▸ **WHAT NEEDS TO BE DONE**: Write out the material exactly, without any of its pictures.

▸ **SOURCE EXCERPT**:
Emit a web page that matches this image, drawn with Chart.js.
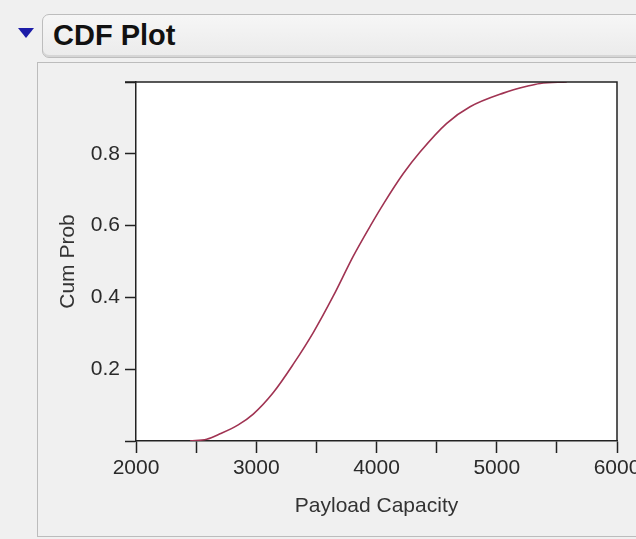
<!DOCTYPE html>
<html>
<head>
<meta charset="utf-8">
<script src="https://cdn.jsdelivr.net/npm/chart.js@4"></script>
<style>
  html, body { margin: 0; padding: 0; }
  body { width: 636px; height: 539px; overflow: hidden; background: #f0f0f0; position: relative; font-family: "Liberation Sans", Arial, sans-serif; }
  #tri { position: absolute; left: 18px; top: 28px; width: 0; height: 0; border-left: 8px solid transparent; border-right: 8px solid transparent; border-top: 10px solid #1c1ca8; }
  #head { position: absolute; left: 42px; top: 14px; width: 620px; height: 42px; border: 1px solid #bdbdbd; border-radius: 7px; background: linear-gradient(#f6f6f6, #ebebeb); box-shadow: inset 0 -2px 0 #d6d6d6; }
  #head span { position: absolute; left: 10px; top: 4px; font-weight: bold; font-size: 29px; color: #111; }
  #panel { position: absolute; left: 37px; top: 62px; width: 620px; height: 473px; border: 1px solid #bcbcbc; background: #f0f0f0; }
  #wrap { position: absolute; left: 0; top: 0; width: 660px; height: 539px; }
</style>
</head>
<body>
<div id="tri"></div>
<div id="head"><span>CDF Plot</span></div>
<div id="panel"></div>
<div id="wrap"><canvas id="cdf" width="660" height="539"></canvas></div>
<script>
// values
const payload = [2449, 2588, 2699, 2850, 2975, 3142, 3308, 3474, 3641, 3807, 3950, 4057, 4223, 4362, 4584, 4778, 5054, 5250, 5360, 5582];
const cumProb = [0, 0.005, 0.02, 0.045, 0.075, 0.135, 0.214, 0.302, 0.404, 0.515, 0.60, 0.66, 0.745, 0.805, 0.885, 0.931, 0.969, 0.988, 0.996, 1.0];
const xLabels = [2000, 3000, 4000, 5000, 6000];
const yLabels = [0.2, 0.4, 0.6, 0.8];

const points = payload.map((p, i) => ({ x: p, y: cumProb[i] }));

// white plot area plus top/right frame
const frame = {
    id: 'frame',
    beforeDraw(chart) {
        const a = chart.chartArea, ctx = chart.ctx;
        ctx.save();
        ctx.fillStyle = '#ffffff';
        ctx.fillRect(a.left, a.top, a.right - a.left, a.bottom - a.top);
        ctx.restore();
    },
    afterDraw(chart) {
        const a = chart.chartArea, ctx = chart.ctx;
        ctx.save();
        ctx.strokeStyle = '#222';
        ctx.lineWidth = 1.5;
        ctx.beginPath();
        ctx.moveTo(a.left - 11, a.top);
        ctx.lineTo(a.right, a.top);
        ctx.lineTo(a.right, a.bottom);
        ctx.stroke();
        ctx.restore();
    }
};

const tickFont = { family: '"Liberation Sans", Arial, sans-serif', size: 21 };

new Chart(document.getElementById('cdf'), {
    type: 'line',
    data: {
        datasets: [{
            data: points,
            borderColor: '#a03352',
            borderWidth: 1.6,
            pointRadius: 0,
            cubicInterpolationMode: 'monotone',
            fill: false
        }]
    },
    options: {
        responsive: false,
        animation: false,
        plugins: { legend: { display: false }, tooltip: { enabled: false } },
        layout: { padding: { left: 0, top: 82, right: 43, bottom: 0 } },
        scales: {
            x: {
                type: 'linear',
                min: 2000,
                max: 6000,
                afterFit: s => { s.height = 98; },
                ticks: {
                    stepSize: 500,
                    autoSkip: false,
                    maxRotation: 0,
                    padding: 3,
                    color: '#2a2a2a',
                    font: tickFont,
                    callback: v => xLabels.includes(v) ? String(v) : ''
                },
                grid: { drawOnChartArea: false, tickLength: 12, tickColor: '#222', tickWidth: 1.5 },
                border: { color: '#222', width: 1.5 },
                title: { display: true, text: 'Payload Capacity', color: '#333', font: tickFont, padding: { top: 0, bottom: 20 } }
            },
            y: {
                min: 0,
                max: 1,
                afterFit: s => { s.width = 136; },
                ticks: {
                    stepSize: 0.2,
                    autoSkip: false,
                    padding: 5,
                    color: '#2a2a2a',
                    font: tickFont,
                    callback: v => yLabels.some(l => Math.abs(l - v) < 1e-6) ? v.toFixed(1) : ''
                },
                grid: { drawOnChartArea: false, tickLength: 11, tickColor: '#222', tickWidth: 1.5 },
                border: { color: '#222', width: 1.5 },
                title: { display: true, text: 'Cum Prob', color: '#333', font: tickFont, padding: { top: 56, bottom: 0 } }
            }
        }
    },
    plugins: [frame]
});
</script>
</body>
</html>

▸ **CORRECT RESULT**:
Emit a web page that matches this image, drawn with Chart.js.
<!DOCTYPE html>
<html>
<head>
<meta charset="utf-8">
<script src="https://cdn.jsdelivr.net/npm/chart.js@4"></script>
<style>
  html, body { margin: 0; padding: 0; }
  body { width: 636px; height: 539px; overflow: hidden; background: #f0f0f0; position: relative; font-family: "Liberation Sans", Arial, sans-serif; }
  #tri { position: absolute; left: 18px; top: 28px; width: 0; height: 0; border-left: 8px solid transparent; border-right: 8px solid transparent; border-top: 10px solid #1c1ca8; }
  #head { position: absolute; left: 42px; top: 14px; width: 620px; height: 42px; border: 1px solid #bdbdbd; border-radius: 7px; background: linear-gradient(#f6f6f6, #ebebeb); box-shadow: inset 0 -2px 0 #d6d6d6; }
  #head span { position: absolute; left: 10px; top: 4px; font-weight: bold; font-size: 29px; color: #111; }
  #panel { position: absolute; left: 37px; top: 62px; width: 620px; height: 473px; border: 1px solid #bcbcbc; background: #f0f0f0; }
  #wrap { position: absolute; left: 0; top: 0; width: 660px; height: 539px; }
</style>
</head>
<body>
<div id="tri"></div>
<div id="head"><span>CDF Plot</span></div>
<div id="panel"></div>
<div id="wrap"><canvas id="cdf" width="660" height="539"></canvas></div>
<script>
// values
const payload = [2449, 2588, 2699, 2850, 2975, 3142, 3308, 3474, 3641, 3807, 3950, 4057, 4223, 4362, 4584, 4778, 5054, 5250, 5360, 5582];
const cumProb = [0, 0.005, 0.02, 0.045, 0.075, 0.135, 0.214, 0.302, 0.404, 0.515, 0.60, 0.66, 0.745, 0.805, 0.885, 0.931, 0.969, 0.988, 0.996, 1.0];
const xLabels = [2000, 3000, 4000, 5000, 6000];
const yLabels = [0.2, 0.4, 0.6, 0.8];

const points = payload.map((p, i) => ({ x: p, y: cumProb[i] }));

// white plot area plus top/right frame
const frame = {
    id: 'frame',
    beforeDraw(chart) {
        const a = chart.chartArea, ctx = chart.ctx;
        ctx.save();
        ctx.fillStyle = '#ffffff';
        ctx.fillRect(a.left, a.top, a.right - a.left, a.bottom - a.top);
        ctx.restore();
    },
    afterDraw(chart) {
        const a = chart.chartArea, ctx = chart.ctx;
        ctx.save();
        ctx.strokeStyle = '#222';
        ctx.lineWidth = 1.5;
        ctx.beginPath();
        ctx.moveTo(a.left - 11, a.top);
        ctx.lineTo(a.right, a.top);
        ctx.lineTo(a.right, a.bottom);
        ctx.stroke();
        ctx.restore();
    }
};

const tickFont = { family: '"Liberation Sans", Arial, sans-serif', size: 21 };

new Chart(document.getElementById('cdf'), {
    type: 'line',
    data: {
        datasets: [{
            data: points,
            borderColor: '#a03352',
            borderWidth: 1.6,
            pointRadius: 0,
            cubicInterpolationMode: 'monotone',
            fill: false
        }]
    },
    options: {
        responsive: false,
        animation: false,
        plugins: { legend: { display: false }, tooltip: { enabled: false } },
        layout: { padding: { left: 0, top: 82, right: 43, bottom: 0 } },
        scales: {
            x: {
                type: 'linear',
                min: 2000,
                max: 6000,
                afterFit: s => { s.height = 98; },
                ticks: {
                    stepSize: 500,
                    autoSkip: false,
                    maxRotation: 0,
                    padding: 3,
                    color: '#2a2a2a',
                    font: tickFont,
                    callback: v => xLabels.includes(v) ? String(v) : ''
                },
                grid: { drawOnChartArea: false, tickLength: 12, tickColor: '#222', tickWidth: 1.5 },
                border: { color: '#222', width: 1.5 },
                title: { display: true, text: 'Payload Capacity', color: '#333', font: tickFont, padding: { top: 0, bottom: 20 } }
            },
            y: {
                min: 0,
                max: 1,
                afterFit: s => { s.width = 136; },
                ticks: {
                    stepSize: 0.2,
                    autoSkip: false,
                    padding: 5,
                    color: '#2a2a2a',
                    font: tickFont,
                    callback: v => yLabels.some(l => Math.abs(l - v) < 1e-6) ? v.toFixed(1) : ''
                },
                grid: { drawOnChartArea: false, tickLength: 11, tickColor: '#222', tickWidth: 1.5 },
                border: { color: '#222', width: 1.5 },
                title: { display: true, text: 'Cum Prob', color: '#333', font: tickFont, padding: { top: 56, bottom: 0 } }
            }
        }
    },
    plugins: [frame]
});
</script>
</body>
</html>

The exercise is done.